Art is an escape in a way, but it’s also the outcome of many of my most personal, complicated, and contemplative thoughts, especially more recently. I do feel that drawing is meditative in the sense that it is part of my routine and I need it to stay sane. Lots of times it kills me to sit there and draw all the details of a particular piece, but just like running, it is a satisfying accomplishment when it is all said and done.
What makes you laugh?
Good storytellers, like my old friend Tyler Jaynes. Also Tim and Eric or any really swell internet memes.
What have you learnt from your anatomic drawings? How does drawing nude models from life allow you to develop as a visual artist and help you in other areas of your work?
Drawing the human anatomy teaches you how to draw what people actually look like instead of what you assume people look like.
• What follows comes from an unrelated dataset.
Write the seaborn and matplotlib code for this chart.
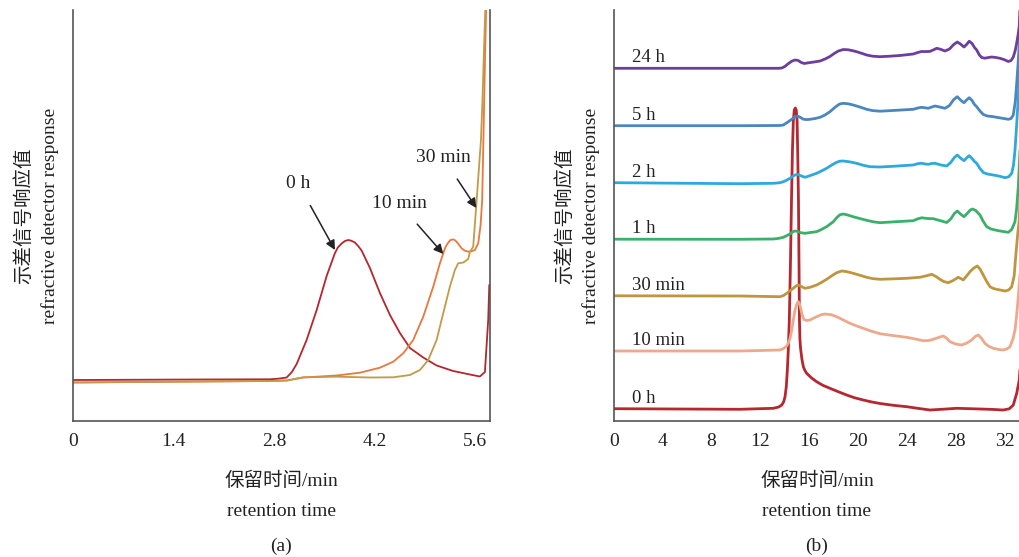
import numpy as np
import pandas as pd
import matplotlib
matplotlib.use("Agg")
import matplotlib.pyplot as plt
import seaborn as sns

# ---------------- data: panel (a) ----------------
a_0h_x = [0.0, 1.77, 2.744, 2.86, 2.977, 3.05, 3.116, 3.255, 3.395, 3.534, 3.650, 3.69, 3.743, 3.79,
          3.835, 3.88, 3.928, 3.975, 4.021, 4.137, 4.276, 4.416, 4.555, 4.695, 4.880, 5.066,
          5.297, 5.530, 5.669, 5.739, 5.785, 5.80]
a_0h_y = [41.0, 41.5, 41.7, 42.3, 43.5, 49, 57, 81, 111, 145, 168, 173.5, 177.5, 180,
          181, 180.2, 178.5, 174.8, 170.5, 153, 128, 106, 88, 73, 63.5, 55.5,
          50, 46.5, 44.5, 49, 101, 136]

a_10m_x = [0.0, 1.40, 2.744, 2.98, 3.208, 3.673, 3.998, 4.276, 4.462, 4.601, 4.740, 4.880, 5.019,
           5.112, 5.182, 5.21, 5.251, 5.27, 5.293, 5.31, 5.335, 5.375, 5.414, 5.46, 5.506, 5.55,
           5.600, 5.646, 5.679, 5.701, 5.718, 5.729, 5.743, 5.756, 5.760]
a_10m_y = [38.5, 39.3, 40, 40.5, 43.5, 45.5, 48.3, 53.3, 59.3, 67.7, 81, 104.3, 134.3,
           157.7, 172.7, 176.5, 180.5, 181.2, 181.5, 181.3, 180, 176.5, 172.7, 170.3, 169.3, 169.7,
           171, 177.7, 196, 221, 281, 321, 371, 411, 430]

a_30m_x = [0.0, 1.40, 2.744, 2.98, 3.208, 3.673, 4.137, 4.462, 4.694, 4.834, 4.949, 5.066, 5.158,
           5.251, 5.321, 5.367, 5.437, 5.47, 5.506, 5.530, 5.576, 5.614, 5.649, 5.684, 5.705,
           5.726, 5.744, 5.754]
a_30m_y = [38.5, 39.3, 40, 40.5, 43.7, 44.3, 43.5, 43.7, 46, 51, 61, 81, 107.7,
           134.3, 151, 157.7, 158.5, 160, 162, 169, 174.3, 211, 246, 281, 321,
           371, 411, 430]

a_labels = ["0 h", "10 min", "30 min"]
a_colors = ["#B5262D", "#E8783D", "#C29A48"]
a_xticks = [0, 1.4, 2.8, 4.2, 5.6]

# ---------------- data: panel (b) ----------------
b_0h_x = [0.0, 10.33, 13.06, 13.5, 13.75, 13.9, 14.02, 14.12, 14.21, 14.29, 14.37, 14.46, 14.55,
          14.63, 14.70, 14.78, 14.86, 14.94, 15.01, 15.07, 15.12, 15.17, 15.20, 15.24, 15.29,
          15.4, 15.52, 15.65, 15.79, 16.2, 16.61, 17.1, 17.70, 18.4, 19.07, 19.7, 20.43, 21.1,
          21.80, 22.9, 23.99, 25.0, 25.90, 27.0, 28.09, 30.00, 31.0, 31.91, 32.4, 32.73, 33.01,
          33.22, 33.30]
b_0h_y = [12.3, 11.7, 12.7, 14, 16, 19, 24.3, 34, 51, 72, 101, 155, 221,
          272, 300, 311, 313, 311, 300, 260, 221, 150, 101, 82, 73,
          62, 54.3, 50.5, 47.7, 43, 39.3, 35.8, 32.7, 29.2, 26, 23.3, 21, 19.1,
          17.5, 15.7, 14.3, 12.5, 11, 11.8, 12.7, 12, 11.6, 11, 12.2, 16, 27.7,
          41, 55]

b_10m_x = [0.0, 10.33, 13.61, 13.9, 14.16, 14.3, 14.43, 14.56, 14.70, 14.82, 14.92, 15.02, 15.11,
           15.2, 15.30, 15.43, 15.57, 15.8, 16.07, 16.35, 16.61, 17.0, 17.30, 17.8, 18.25, 18.8,
           19.34, 19.9, 20.43, 21.1, 21.80, 22.9, 23.99, 24.7, 25.35, 25.8, 26.17, 26.6, 26.99,
           27.25, 27.54, 28.0, 28.50, 28.9, 29.32, 29.6, 29.86, 30.1, 30.41, 30.7, 31.09, 31.5,
           31.91, 32.2, 32.46, 32.7, 32.87, 33.0, 33.14, 33.30]
b_10m_y = [70, 70, 71, 72.5, 75, 78.2, 82.7, 90.5, 101, 110, 114.3, 118, 119.3,
           117.5, 112.7, 106, 101.5, 100.5, 101, 102.8, 104.3, 106.3, 107, 106.3, 104.3, 101,
           97.7, 95, 92.7, 89.8, 87.3, 85.4, 83.7, 82, 80.3, 80.5, 81.7, 83.5, 85,
           83, 79.3, 77, 76, 77.8, 81, 84.5, 86, 83, 77.7, 74.8, 72.7, 71.6,
           71, 72, 74.3, 82, 91, 105, 124.3, 150]

b_30m_x = [0.0, 10.33, 13.61, 13.9, 14.16, 14.45, 14.70, 14.92, 15.11, 15.35, 15.66, 16.1, 16.61,
           17.0, 17.43, 17.85, 18.25, 18.66, 19.1, 19.61, 20.2, 20.71, 21.2, 21.80, 23.0, 23.99,
           25.08, 25.6, 26.04, 26.4, 26.72, 27.05, 27.40, 27.8, 28.22, 28.45, 28.63, 28.9, 29.18,
           29.5, 29.78, 30.0, 30.27, 30.55, 30.82, 31.1, 31.37, 32.05, 32.35, 32.60, 32.8, 32.95,
           33.1, 33.22, 33.30]
b_30m_y = [125.2, 125, 124.3, 125.5, 127.7, 130.5, 132.7, 135, 136, 134.5, 132.7, 133.8, 136,
           138.5, 141.7, 145.2, 148.3, 150, 149.3, 147.7, 145.6, 143.7, 142.4, 141.7, 142.2, 142.7,
           143.7, 145.2, 146.7, 144.5, 141.7, 139.4, 138.3, 140.5, 143.7, 142.3, 141, 145, 149.3,
           153, 155, 152, 146, 139.5, 134.3, 132.5, 131.7, 130, 131, 134.3, 145, 167.7,
           188, 201, 230]

b_1h_x = [0.0, 10.33, 13.06, 13.5, 13.88, 14.15, 14.43, 14.65, 14.84, 15.05, 15.3, 15.66, 16.1,
          16.61, 17.0, 17.43, 17.98, 18.25, 18.52, 18.80, 19.07, 19.6, 20.2, 20.71, 21.3, 21.80,
          23.0, 24.53, 24.9, 25.22, 25.7, 26.17, 26.7, 27.27, 27.6, 27.9, 28.14, 28.4, 28.69,
          28.95, 29.2, 29.40, 29.65, 30.00, 30.25, 30.55, 30.9, 31.50, 32.0, 32.32, 32.6, 32.87,
          33.0, 33.14, 33.28]
b_1h_y = [181.8, 181.7, 182, 182.6, 183.7, 185.3, 187, 189.2, 190, 189.6, 188.3, 187.7, 188.5,
          189.3, 191.5, 194.3, 199.3, 203.3, 206.2, 207, 206.3, 204.3, 202.3, 200.7, 199.1, 198.3,
          199.2, 200.3, 202.2, 203.2, 202.5, 202.3, 200.5, 198.5, 202, 207.5, 210, 207, 204.3,
          207.5, 211, 212, 210.5, 206, 200, 194.3, 192, 190.3, 189.3, 188.7, 191.5, 199.3,
          212, 234.3, 271]

b_2h_x = [0.0, 10.33, 13.06, 13.6, 13.88, 14.15, 14.43, 14.75, 15.02, 15.3, 15.66, 16.1, 16.61,
          17.0, 17.43, 17.85, 18.25, 18.5, 18.80, 19.3, 19.89, 20.4, 20.98, 21.8, 23.0, 24.53,
          24.9, 25.22, 25.5, 25.76, 26.05, 26.31, 26.8, 27.27, 27.6, 27.9, 28.14, 28.4, 28.69,
          28.9, 29.12, 29.35, 29.55, 29.73, 30.0, 30.27, 30.6, 31.09, 31.6, 32.05, 32.35, 32.60,
          32.75, 32.87, 33.0, 33.14, 33.28, 33.35]
b_2h_y = [238.3, 237.3, 237.7, 238.3, 239.3, 240.8, 242.7, 245.5, 246.7, 245.3, 243.7, 245.5, 247.7,
          250, 252.7, 256, 258.7, 259.8, 260, 259.2, 257.7, 255.8, 254.3, 254, 254.8, 256,
          257.3, 257.7, 257, 256.7, 257.5, 257.7, 256, 255, 258.5, 263.5, 266, 263, 260.3,
          263, 265.3, 262.5, 259.5, 257.7, 252.5, 248.5, 247, 246, 244.8, 243.3, 244.2, 247.7,
          256, 271, 295, 324.3, 357.7, 400]

b_5h_x = [0.0, 10.33, 13.6, 13.88, 14.2, 14.57, 14.85, 15.02, 15.25, 15.52, 15.8, 16.07, 16.5,
          16.89, 17.3, 17.70, 18.0, 18.25, 18.5, 18.80, 19.2, 19.61, 20.2, 20.71, 21.2, 21.80,
          23.0, 24.53, 24.9, 25.22, 25.5, 25.76, 26.05, 26.31, 26.7, 27.13, 27.5, 27.85, 28.14,
          28.4, 28.69, 28.9, 29.12, 29.35, 29.55, 29.73, 30.0, 30.27, 30.6, 31.09, 31.7, 32.32,
          32.55, 32.73, 32.9, 33.01, 33.12, 33.22, 33.30]
b_5h_y = [295.3, 295.3, 295.5, 296, 298.5, 301.7, 304.5, 305, 303.8, 301.8, 301.4, 301.7, 302.5,
          303.7, 306, 309.3, 312.5, 315, 317, 317.7, 317.2, 316, 313.8, 311.7, 310.4, 309.8,
          310.6, 311.7, 313, 313.7, 313.2, 312.7, 314, 315, 314, 312.7, 315.5, 321.5, 324.3,
          321, 318.3, 321, 323.3, 320.5, 316.5, 314.3, 310, 306.5, 305, 304.3, 303, 301.7,
          302.5, 306, 320, 337.7, 357, 377.7, 411]

b_24h_x = [0.0, 10.33, 13.5, 13.75, 14.0, 14.3, 14.6, 14.85, 15.1, 15.35, 15.6, 15.93, 16.4,
           16.89, 17.3, 17.70, 18.05, 18.39, 18.8, 19.2, 19.6, 19.89, 20.3, 20.71, 21.2, 21.8,
           22.6, 23.44, 24.53, 24.9, 25.22, 25.55, 25.90, 26.2, 26.45, 26.75, 27.13, 27.5, 27.85,
           28.14, 28.4, 28.69, 28.9, 29.12, 29.35, 29.55, 29.73, 29.95, 30.14, 30.4, 30.7, 30.96,
           31.3, 31.64, 32.0, 32.32, 32.55, 32.73, 32.9, 33.01, 33.12, 33.22, 33.30]
b_24h_y = [352.7, 352.7, 352.7, 353, 354.5, 357.5, 360, 361, 360.5, 358.5, 357.5, 358.2, 359,
           360, 362, 364.5, 367.5, 370, 371.5, 371.2, 370.2, 369.3, 367.7, 366, 364.8, 364.3,
           364.8, 365.5, 367, 368.5, 369.5, 369.4, 369.6, 371.2, 372.7, 371.8, 370, 372, 376.5,
           379, 377, 374, 376.5, 379.8, 377.5, 373.5, 371, 366, 363.5, 362.8, 363.5, 364,
           363.5, 362.7, 361.3, 359.5, 360.5, 364, 371, 378, 386, 395, 420]

b_labels = ["0 h", "10 min", "30 min", "1 h", "2 h", "5 h", "24 h"]
b_colors = ["#B5282F", "#ECA98B", "#BF953E", "#3BB06B", "#2DA9DE", "#4A86C0", "#6C3F9C"]
b_xticks = [0, 4, 8, 12, 16, 20, 24, 28, 32]

# ---------------- build tables ----------------
def long_table(xs, ys, labels):
    frames = []
    for x, y, lab in zip(xs, ys, labels):
        frames.append(pd.DataFrame({"time": x, "response": y, "sample": lab}))
    return pd.concat(frames, ignore_index=True)

df_a = long_table([a_0h_x, a_10m_x, a_30m_x], [a_0h_y, a_10m_y, a_30m_y], a_labels)
b_xs = [b_0h_x, b_10m_x, b_30m_x, b_1h_x, b_2h_x, b_5h_x, b_24h_x]
b_ys = [b_0h_y, b_10m_y, b_30m_y, b_1h_y, b_2h_y, b_5h_y, b_24h_y]
df_b = long_table(b_xs, b_ys, b_labels)

# ---------------- style ----------------
sns.set_theme(style="white")
plt.rcParams["font.family"] = ["Liberation Serif", "Noto Sans CJK SC"]
plt.rcParams["axes.unicode_minus"] = False
FS = 14
TXT = "#222222"
SPINE = "#555555"

fig = plt.figure(figsize=(10.2, 5.57), dpi=100)
axA = fig.add_axes([73 / 1020, 1 - 421 / 557, (490 - 73) / 1020, 411 / 557])
axB = fig.add_axes([614 / 1020, 1 - 421 / 557, (1020 - 614) / 1020, 411 / 557])

sns.lineplot(data=df_a, x="time", y="response", hue="sample", hue_order=a_labels,
             palette=dict(zip(a_labels, a_colors)), estimator=None, sort=False,
             linewidth=1.3, legend=False, ax=axA)
sns.lineplot(data=df_b, x="time", y="response", hue="sample", hue_order=b_labels,
             palette=dict(zip(b_labels, b_colors)), estimator=None, sort=False,
             linewidth=2.0, legend=False, ax=axB)

YTOP = 411
for ax, xlim, xt, tag in [(axA, (0, 5.81), a_xticks, "(a)"), (axB, (0, 33.28), b_xticks, "(b)")]:
    ax.set_xlim(*xlim)
    ax.set_ylim(0, YTOP)
    ax.set_xticks(xt)
    ax.set_xticklabels([("%g" % t) for t in xt], fontsize=FS, color=TXT)
    ax.set_yticks([YTOP])
    ax.set_yticklabels([])
    ax.tick_params(axis="both", direction="in", length=5, width=1, color=SPINE, pad=9)
    for s in ["left", "bottom", "right", "top"]:
        ax.spines[s].set_color(SPINE)
        ax.spines[s].set_linewidth(1.2)
    ax.spines["top"].set_visible(False)
    ax.set_xlabel("保留时间/min\nretention time", fontsize=FS, color=TXT,
                  linespacing=2.0, labelpad=15)
    ax.set_ylabel("示差信号响应值\nrefractive detector response", fontsize=FS, color=TXT,
                  linespacing=1.55, labelpad=1)
    ax.text(0.5, -0.305, tag, transform=ax.transAxes, ha="center", va="center",
            fontsize=FS, color=TXT)

axB.spines["right"].set_visible(False)

# annotations panel (a)
arrow_kw = dict(arrowstyle="-|>", color="#222222", lw=1.1, mutation_scale=14)
axA.annotate("0 h", xy=(3.65, 171), xytext=(3.14, 237), fontsize=FS, color=TXT,
             ha="center", va="center", arrowprops=dict(**arrow_kw, shrinkA=8, shrinkB=0))
axA.annotate("10 min", xy=(5.16, 167), xytext=(4.55, 217), fontsize=FS, color=TXT,
             ha="center", va="center", arrowprops=dict(**arrow_kw, shrinkA=8, shrinkB=0))
axA.annotate("30 min", xy=(5.62, 213), xytext=(5.16, 263), fontsize=FS, color=TXT,
             ha="center", va="center", arrowprops=dict(**arrow_kw, shrinkA=8, shrinkB=0))

# series labels panel (b)
for ys, lab in zip(b_ys, b_labels):
    axB.text(1.45, ys[0] + 2, lab, fontsize=FS - 0.5, color=TXT, ha="left", va="bottom")

fig.savefig("out.png", dpi=100)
It’s a challenge drawing the figure from life and it can never be perfected, so you always can learn something.
How do you feel about digital enhancement of sketches and to what extent do you indulge in digital work on your pieces?
I draw all my work by hand, but I often color pieces digitally. I like artwork that is done somewhat by hand because the imperfections show honesty. There is digital artwork that I think is neat too, but usually my own taste leans towards less digitally created work.
What other visual artists do you feel inescapably influenced by?
A friend of mine, Corey Best. We often use the same materials and processes, but our art is distinctly different. As for contemporary artists, Sam Weber, James Jean, Vincent Hui and Tomer Hanuka are the master illustrators.
You did an illustration for the ‘Transmetro Art Book’. Can you tell us about your favourite comics and your involvement with the book?
I am not a huge comic follower to be honest. Any true junkie would put me to shame with comic knowledge. I have always enjoyed comics and the art that goes with them. My favorite comics? Anything by Anders Nilsen. As for the Transmetropolitan art book, I was invited to be a part of it and contribute a piece, which I gladly did. I am honored to be part of such a legendary occurrence.
How would you describe your personality in five bullet points?:
Well ,right now I am:
What ideas/concepts are you working through at the moment?
I have written some words and ideas that I would like my next body of work for a show to revolve around. I also want to compile the art, photos, and short selection of words into a book in the next year or two. I am pretty excited to try to find a publisher and do that.
What advice would you give someone who knew nothing about drawing?
Practice until you pass out, and have fun doing it. Carry a sketchbook with you to write ideas down and draw on the go.
Can you recount your last interesting dream?
I barely ever remember dreams. About a month ago I dreamt that I was riding in a car with my grandpa, and he was driving out on a nice vista over a large lake. He took the turn too wide and we drove the car into the lake, then I woke up.
When are you at your happiest?
This summer, I was happiest laying on a train in the middle of the black night, chugging through Virginia. I had my sleeping bag out laying on the metal where I laid looking up at the treetops going by and stars way up above. I was all alone in the darkness listening to the thundering train take me far away.
What is your ultimate goal with your art?
Capture that feeling that I can’t describe, and share it with others. Work hard, and make authentic and sincere artwork.
After all is said and done, how would you like to be remembered?
I hope I treated everyone with kindness and honesty. I’d like to be someone who even gives strangers the benefit of the doubt. I want to listen more than I speak, and make good decisions even when it’s hard.